Stated exercise
How many lines hold the string "page"? Reply with the number alone.

Source material
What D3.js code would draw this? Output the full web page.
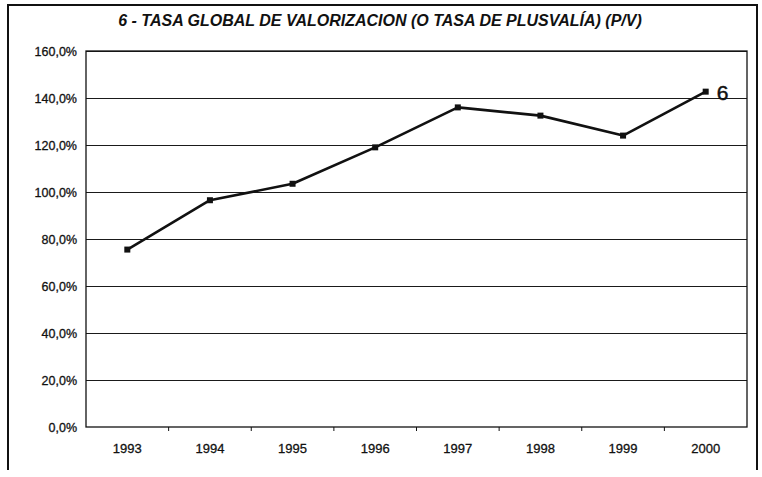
<!DOCTYPE html>
<html>
<head>
<meta charset="utf-8">
<script src="https://cdn.jsdelivr.net/npm/d3@7"></script>
<style>
  body { margin: 0; background: #fff; }
  svg { display: block; font-family: "Liberation Sans", Arial, sans-serif; }
</style>
</head>
<body>
<svg id="chart" width="762" height="477"></svg>
<script>
// ── Tasa global de valorización (P/V), 1993–2000 ──

const years  = ['1993', '1994', '1995', '1996', '1997', '1998', '1999', '2000'];
const rate   = [75.5, 96.5, 103.5, 119.0, 136.0, 132.5, 124.0, 142.7];
const yTicks = [0, 20, 40, 60, 80, 100, 120, 140, 160];
const title  = '6 - TASA GLOBAL DE VALORIZACION (O TASA DE PLUSVALÍA) (P/V)';
const seriesLabel = '6';

const svg = d3.select('#chart');
const plot = { left: 86, right: 747, top: 51, bottom: 427 };

const x = d3.scaleBand().domain(years).range([plot.left, plot.right]);
const y = d3.scaleLinear().domain([0, 160]).range([plot.bottom, plot.top]);
const fmt = v => v.toFixed(1).replace('.', ',') + '%';

// outer frame (scanned page edge)
svg.append('path')
   .attr('d', 'M8,470 L8,5 L757,5 L757,470')
   .attr('fill', 'none')
   .attr('stroke', '#111')
   .attr('stroke-width', 2);

svg.append('text')
   .attr('x', 380).attr('y', 26)
   .attr('text-anchor', 'middle')
   .attr('font-size', 16)
   .attr('font-weight', 'bold')
   .attr('font-style', 'italic')
   .attr('fill', '#111')
   .text(title);

// gridlines (half-pixel offset keeps them crisp and dark)
svg.append('g')
   .selectAll('line')
   .data(yTicks.slice(1))
   .join('line')
   .attr('x1', plot.left).attr('x2', plot.right)
   .attr('y1', d => Math.round(y(d)) + 0.5).attr('y2', d => Math.round(y(d)) + 0.5)
   .attr('stroke', '#1a1a1a')
   .attr('stroke-width', 1);

// plot frame
svg.append('rect')
   .attr('x', plot.left).attr('y', plot.top)
   .attr('width', plot.right - plot.left)
   .attr('height', plot.bottom - plot.top)
   .attr('fill', 'none')
   .attr('stroke', '#111')
   .attr('stroke-width', 1.3);

const styleText = g => g.selectAll('text')
   .attr('font-size', 12.5)
   .attr('fill', '#111')
   .attr('stroke', '#111')
   .attr('stroke-width', 0.3)
   .attr('font-family', '"Liberation Sans", Arial, sans-serif');

// y axis labels
const yAxis = d3.axisLeft(y).tickValues(yTicks).tickFormat(fmt).tickSize(0).tickPadding(9);
svg.append('g')
   .attr('transform', `translate(${plot.left},0)`)
   .call(yAxis)
   .call(g => g.select('.domain').remove())
   .call(styleText);

// x axis with ticks between categories
const xAxis = d3.axisBottom(x).tickSize(0).tickPadding(17);
svg.append('g')
   .attr('transform', `translate(0,${plot.bottom})`)
   .call(xAxis)
   .call(g => g.select('.domain').remove())
   .call(styleText)
   .call(g => g.selectAll('text').attr('font-size', 13));

svg.append('g')
   .selectAll('line')
   .data(years.slice(1))
   .join('line')
   .attr('x1', d => x(d)).attr('x2', d => x(d))
   .attr('y1', plot.bottom).attr('y2', plot.bottom + 4)
   .attr('stroke', '#111');

// series line
const pts = years.map((yr, i) => [x(yr) + x.bandwidth() / 2, y(rate[i])]);
svg.append('path')
   .attr('d', d3.line()(pts))
   .attr('fill', 'none')
   .attr('stroke', '#111')
   .attr('stroke-width', 2.6)
   .attr('stroke-linejoin', 'round');

svg.append('g')
   .selectAll('rect')
   .data(pts)
   .join('rect')
   .attr('x', d => d[0] - 3).attr('y', d => d[1] - 3)
   .attr('width', 6).attr('height', 6)
   .attr('fill', '#111');

const last = pts[pts.length - 1];
svg.append('text')
   .attr('x', last[0] + 11).attr('y', last[1] + 8)
   .attr('font-size', 21)
   .attr('fill', '#111')
   .attr('stroke', '#111')
   .attr('stroke-width', 0.5)
   .text(seriesLabel);
</script>
</body>
</html>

Task result
2